-- start of Data shown --
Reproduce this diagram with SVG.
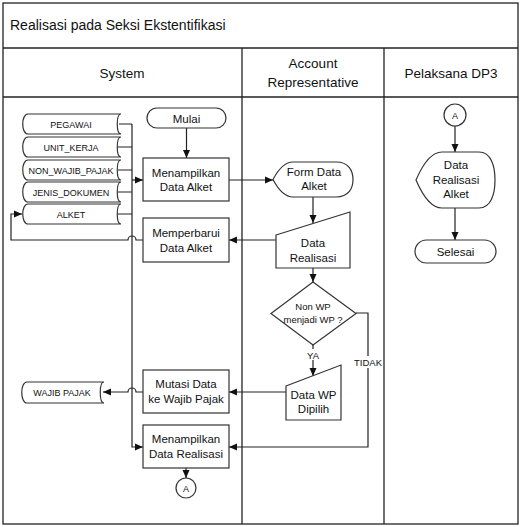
<svg xmlns="http://www.w3.org/2000/svg" width="521" height="527" viewBox="0 0 521 527">
<defs>
<marker id="arr" markerUnits="userSpaceOnUse" markerWidth="8" markerHeight="8" refX="8" refY="4" orient="auto">
<path d="M0,0.5 L8,4 L0,7.5 z" fill="#111"/>
</marker>
<style>
text{font-family:"Liberation Sans",Arial,sans-serif;fill:#111;text-anchor:middle}
.frame{fill:none;stroke:#222;stroke-width:1.3}
.shape{fill:#fff;stroke:#333;stroke-width:1.2}
.conn{fill:none;stroke:#222;stroke-width:1.2}
.arrow{marker-end:url(#arr)}
.t{font-size:11.5px}
.h{font-size:13.5px}
.s{font-size:9px}
.d{font-size:9.5px}
</style>
</defs>
<rect x="0" y="0" width="521" height="527" fill="#fff"/>
<g id="frame">
<rect class="frame" x="3" y="3" width="515" height="521"/>
<line class="frame" x1="3" y1="48" x2="518" y2="48"/>
<line class="frame" x1="3" y1="97" x2="518" y2="97"/>
<line class="frame" x1="242" y1="48" x2="242" y2="524"/>
<line class="frame" x1="384" y1="48" x2="384" y2="524"/>
<text x="10" y="30" style="font-size:14px;text-anchor:start">Realisasi pada Seksi Ekstentifikasi</text>
<text class="h" x="122" y="78">System</text>
<text class="h" x="313" y="68">Account</text>
<text class="h" x="313" y="87">Representative</text>
<text class="h" x="451" y="78">Pelaksana DP3</text>
</g>
<g id="connectors">
<path class="conn arrow" d="M186.5,128 L186.5,158"/>
<path class="conn" d="M119,124 L132,124 M118,147 L132,147 M118,170 L132,170 M118,192 L132,192 M118,214 L132,214"/>
<path class="conn arrow" d="M132,124 L132,447 L143,447"/>
<path class="conn arrow" d="M132,180 L143,180"/>
<path class="conn arrow" d="M229,180 L273,180"/>
<path class="conn arrow" d="M313,197 L313,223"/>
<path class="conn arrow" d="M276,240 L229,240"/>
<path class="conn arrow" d="M143,240 L136,240 A4,4 0 0 0 128,240 L11,240 L11,214 L22,214"/>
<path class="conn arrow" d="M313,268 L313,282"/>
<path class="conn arrow" d="M313,345 L313,376"/>
<path class="conn arrow" d="M356,313 L368,313 L368,447 L229,447"/>
<path class="conn arrow" d="M286,392 L229,392"/>
<path class="conn arrow" d="M143,392 L136,392 A4,4 0 0 0 128,392 L103,392"/>
<path class="conn arrow" d="M186,468 L186,478"/>
<path class="conn arrow" d="M455,126 L455,152"/>
<path class="conn arrow" d="M455,208 L455,240"/>
<rect x="305" y="349" width="16" height="11" fill="#fff"/>
<text class="d" x="313" y="359">YA</text>
<rect x="354" y="356" width="28" height="12" fill="#fff"/>
<text class="d" x="368" y="366">TIDAK</text>
</g>
<g id="store-pegawai">
<path class="shape" d="M28,114 L121,114 C116,114 116,134 121,134 L28,134 C21,134 21,114 28,114 Z"/>
<text class="s" x="71" y="127.5">PEGAWAI</text>
</g>
<g id="store-unit-kerja">
<path class="shape" d="M28,137 L121,137 C116,137 116,157 121,157 L28,157 C21,157 21,137 28,137 Z"/>
<text class="s" x="71" y="150.5">UNIT_KERJA</text>
</g>
<g id="store-non-wajib-pajak">
<path class="shape" d="M28,160 L121,160 C116,160 116,180 121,180 L28,180 C21,180 21,160 28,160 Z"/>
<text class="s" x="71" y="173.5">NON_WAJIB_PAJAK</text>
</g>
<g id="store-jenis-dokumen">
<path class="shape" d="M28,182 L121,182 C116,182 116,202 121,202 L28,202 C21,202 21,182 28,182 Z"/>
<text class="s" x="71" y="195.5">JENIS_DOKUMEN</text>
</g>
<g id="store-alket">
<path class="shape" d="M28,204 L121,204 C116,204 116,224 121,224 L28,224 C21,224 21,204 28,204 Z"/>
<text class="s" x="71" y="217.5">ALKET</text>
</g>
<g id="store-wajib-pajak">
<path class="shape" d="M27,382 L104,382 C99,382 99,403 104,403 L27,403 C20,403 20,382 27,382 Z"/>
<text class="s" x="62" y="395.5">WAJIB PAJAK</text>
</g>
<g id="mulai">
<rect class="shape" x="147" y="108" width="79" height="20" rx="10"/>
<text class="t" x="186.5" y="122.5">Mulai</text>
</g>
<g id="menampilkan-data-alket">
<rect class="shape" x="143" y="158" width="86" height="43"/>
<text class="t" x="186" y="176.5">Menampilkan</text>
<text class="t" x="186" y="190.5">Data Alket</text>
</g>
<g id="memperbarui-data-alket">
<rect class="shape" x="143" y="218" width="86" height="44"/>
<text class="t" x="186" y="236.5">Memperbarui</text>
<text class="t" x="186" y="251.5">Data Alket</text>
</g>
<g id="mutasi-data">
<rect class="shape" x="143" y="370" width="86" height="43"/>
<text class="t" x="186" y="387.5">Mutasi Data</text>
<text class="t" x="186" y="402.5">ke Wajib Pajak</text>
</g>
<g id="menampilkan-data-realisasi">
<rect class="shape" x="143" y="425" width="86" height="43"/>
<text class="t" x="186" y="443">Menampilkan</text>
<text class="t" x="186" y="458">Data Realisasi</text>
</g>
<g id="connector-a-left">
<circle class="shape" cx="186" cy="488" r="10"/>
<text class="s" x="186" y="491.5">A</text>
</g>
<g id="form-data-alket">
<path class="shape" d="M273,179.5 C278,170 284,162 293,162 L336,162 C349,162 353,171 353,179.5 C353,188 349,197 336,197 L293,197 C284,197 278,189 273,179.5 Z"/>
<text class="t" x="314" y="176">Form Data</text>
<text class="t" x="314" y="190">Alket</text>
</g>
<g id="data-realisasi">
<path class="shape" d="M276,235 L350,212 L350,268 L276,268 Z"/>
<text class="t" x="313" y="247">Data</text>
<text class="t" x="313" y="262">Realisasi</text>
</g>
<g id="keputusan">
<path class="shape" d="M313,282 L356,313.5 L313,345 L271,313.5 Z"/>
<text class="d" x="313" y="310">Non WP</text>
<text class="d" x="313" y="323">menjadi WP ?</text>
</g>
<g id="data-wp-dipilih">
<path class="shape" d="M286,386 L341,365 L341,420 L286,420 Z"/>
<text class="t" x="313.5" y="399">Data WP</text>
<text class="t" x="313.5" y="413">Dipilih</text>
</g>
<g id="connector-a-right">
<circle class="shape" cx="455" cy="115" r="11"/>
<text class="s" x="455" y="118.5">A</text>
</g>
<g id="data-realisasi-alket">
<path class="shape" d="M416,180 C422,166 430,152 442,152 L479,152 C491,152 495,166 495,180 C495,194 491,208 479,208 L442,208 C430,208 422,194 416,180 Z"/>
<text class="t" x="456" y="169">Data</text>
<text class="t" x="456" y="183.5">Realisasi</text>
<text class="t" x="456" y="198">Alket</text>
</g>
<g id="selesai">
<rect class="shape" x="415" y="240" width="81" height="23" rx="11.5"/>
<text class="t" x="455.5" y="255.5">Selesai</text>
</g>
</svg>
-- end of Data shown --
[Goal]: Take the data above and repeat it exactly, leaving each picture out.

[Full output]:
Reproduce this diagram with SVG.
<svg xmlns="http://www.w3.org/2000/svg" width="521" height="527" viewBox="0 0 521 527">
<defs>
<marker id="arr" markerUnits="userSpaceOnUse" markerWidth="8" markerHeight="8" refX="8" refY="4" orient="auto">
<path d="M0,0.5 L8,4 L0,7.5 z" fill="#111"/>
</marker>
<style>
text{font-family:"Liberation Sans",Arial,sans-serif;fill:#111;text-anchor:middle}
.frame{fill:none;stroke:#222;stroke-width:1.3}
.shape{fill:#fff;stroke:#333;stroke-width:1.2}
.conn{fill:none;stroke:#222;stroke-width:1.2}
.arrow{marker-end:url(#arr)}
.t{font-size:11.5px}
.h{font-size:13.5px}
.s{font-size:9px}
.d{font-size:9.5px}
</style>
</defs>
<rect x="0" y="0" width="521" height="527" fill="#fff"/>
<g id="frame">
<rect class="frame" x="3" y="3" width="515" height="521"/>
<line class="frame" x1="3" y1="48" x2="518" y2="48"/>
<line class="frame" x1="3" y1="97" x2="518" y2="97"/>
<line class="frame" x1="242" y1="48" x2="242" y2="524"/>
<line class="frame" x1="384" y1="48" x2="384" y2="524"/>
<text x="10" y="30" style="font-size:14px;text-anchor:start">Realisasi pada Seksi Ekstentifikasi</text>
<text class="h" x="122" y="78">System</text>
<text class="h" x="313" y="68">Account</text>
<text class="h" x="313" y="87">Representative</text>
<text class="h" x="451" y="78">Pelaksana DP3</text>
</g>
<g id="connectors">
<path class="conn arrow" d="M186.5,128 L186.5,158"/>
<path class="conn" d="M119,124 L132,124 M118,147 L132,147 M118,170 L132,170 M118,192 L132,192 M118,214 L132,214"/>
<path class="conn arrow" d="M132,124 L132,447 L143,447"/>
<path class="conn arrow" d="M132,180 L143,180"/>
<path class="conn arrow" d="M229,180 L273,180"/>
<path class="conn arrow" d="M313,197 L313,223"/>
<path class="conn arrow" d="M276,240 L229,240"/>
<path class="conn arrow" d="M143,240 L136,240 A4,4 0 0 0 128,240 L11,240 L11,214 L22,214"/>
<path class="conn arrow" d="M313,268 L313,282"/>
<path class="conn arrow" d="M313,345 L313,376"/>
<path class="conn arrow" d="M356,313 L368,313 L368,447 L229,447"/>
<path class="conn arrow" d="M286,392 L229,392"/>
<path class="conn arrow" d="M143,392 L136,392 A4,4 0 0 0 128,392 L103,392"/>
<path class="conn arrow" d="M186,468 L186,478"/>
<path class="conn arrow" d="M455,126 L455,152"/>
<path class="conn arrow" d="M455,208 L455,240"/>
<rect x="305" y="349" width="16" height="11" fill="#fff"/>
<text class="d" x="313" y="359">YA</text>
<rect x="354" y="356" width="28" height="12" fill="#fff"/>
<text class="d" x="368" y="366">TIDAK</text>
</g>
<g id="store-pegawai">
<path class="shape" d="M28,114 L121,114 C116,114 116,134 121,134 L28,134 C21,134 21,114 28,114 Z"/>
<text class="s" x="71" y="127.5">PEGAWAI</text>
</g>
<g id="store-unit-kerja">
<path class="shape" d="M28,137 L121,137 C116,137 116,157 121,157 L28,157 C21,157 21,137 28,137 Z"/>
<text class="s" x="71" y="150.5">UNIT_KERJA</text>
</g>
<g id="store-non-wajib-pajak">
<path class="shape" d="M28,160 L121,160 C116,160 116,180 121,180 L28,180 C21,180 21,160 28,160 Z"/>
<text class="s" x="71" y="173.5">NON_WAJIB_PAJAK</text>
</g>
<g id="store-jenis-dokumen">
<path class="shape" d="M28,182 L121,182 C116,182 116,202 121,202 L28,202 C21,202 21,182 28,182 Z"/>
<text class="s" x="71" y="195.5">JENIS_DOKUMEN</text>
</g>
<g id="store-alket">
<path class="shape" d="M28,204 L121,204 C116,204 116,224 121,224 L28,224 C21,224 21,204 28,204 Z"/>
<text class="s" x="71" y="217.5">ALKET</text>
</g>
<g id="store-wajib-pajak">
<path class="shape" d="M27,382 L104,382 C99,382 99,403 104,403 L27,403 C20,403 20,382 27,382 Z"/>
<text class="s" x="62" y="395.5">WAJIB PAJAK</text>
</g>
<g id="mulai">
<rect class="shape" x="147" y="108" width="79" height="20" rx="10"/>
<text class="t" x="186.5" y="122.5">Mulai</text>
</g>
<g id="menampilkan-data-alket">
<rect class="shape" x="143" y="158" width="86" height="43"/>
<text class="t" x="186" y="176.5">Menampilkan</text>
<text class="t" x="186" y="190.5">Data Alket</text>
</g>
<g id="memperbarui-data-alket">
<rect class="shape" x="143" y="218" width="86" height="44"/>
<text class="t" x="186" y="236.5">Memperbarui</text>
<text class="t" x="186" y="251.5">Data Alket</text>
</g>
<g id="mutasi-data">
<rect class="shape" x="143" y="370" width="86" height="43"/>
<text class="t" x="186" y="387.5">Mutasi Data</text>
<text class="t" x="186" y="402.5">ke Wajib Pajak</text>
</g>
<g id="menampilkan-data-realisasi">
<rect class="shape" x="143" y="425" width="86" height="43"/>
<text class="t" x="186" y="443">Menampilkan</text>
<text class="t" x="186" y="458">Data Realisasi</text>
</g>
<g id="connector-a-left">
<circle class="shape" cx="186" cy="488" r="10"/>
<text class="s" x="186" y="491.5">A</text>
</g>
<g id="form-data-alket">
<path class="shape" d="M273,179.5 C278,170 284,162 293,162 L336,162 C349,162 353,171 353,179.5 C353,188 349,197 336,197 L293,197 C284,197 278,189 273,179.5 Z"/>
<text class="t" x="314" y="176">Form Data</text>
<text class="t" x="314" y="190">Alket</text>
</g>
<g id="data-realisasi">
<path class="shape" d="M276,235 L350,212 L350,268 L276,268 Z"/>
<text class="t" x="313" y="247">Data</text>
<text class="t" x="313" y="262">Realisasi</text>
</g>
<g id="keputusan">
<path class="shape" d="M313,282 L356,313.5 L313,345 L271,313.5 Z"/>
<text class="d" x="313" y="310">Non WP</text>
<text class="d" x="313" y="323">menjadi WP ?</text>
</g>
<g id="data-wp-dipilih">
<path class="shape" d="M286,386 L341,365 L341,420 L286,420 Z"/>
<text class="t" x="313.5" y="399">Data WP</text>
<text class="t" x="313.5" y="413">Dipilih</text>
</g>
<g id="connector-a-right">
<circle class="shape" cx="455" cy="115" r="11"/>
<text class="s" x="455" y="118.5">A</text>
</g>
<g id="data-realisasi-alket">
<path class="shape" d="M416,180 C422,166 430,152 442,152 L479,152 C491,152 495,166 495,180 C495,194 491,208 479,208 L442,208 C430,208 422,194 416,180 Z"/>
<text class="t" x="456" y="169">Data</text>
<text class="t" x="456" y="183.5">Realisasi</text>
<text class="t" x="456" y="198">Alket</text>
</g>
<g id="selesai">
<rect class="shape" x="415" y="240" width="81" height="23" rx="11.5"/>
<text class="t" x="455.5" y="255.5">Selesai</text>
</g>
</svg>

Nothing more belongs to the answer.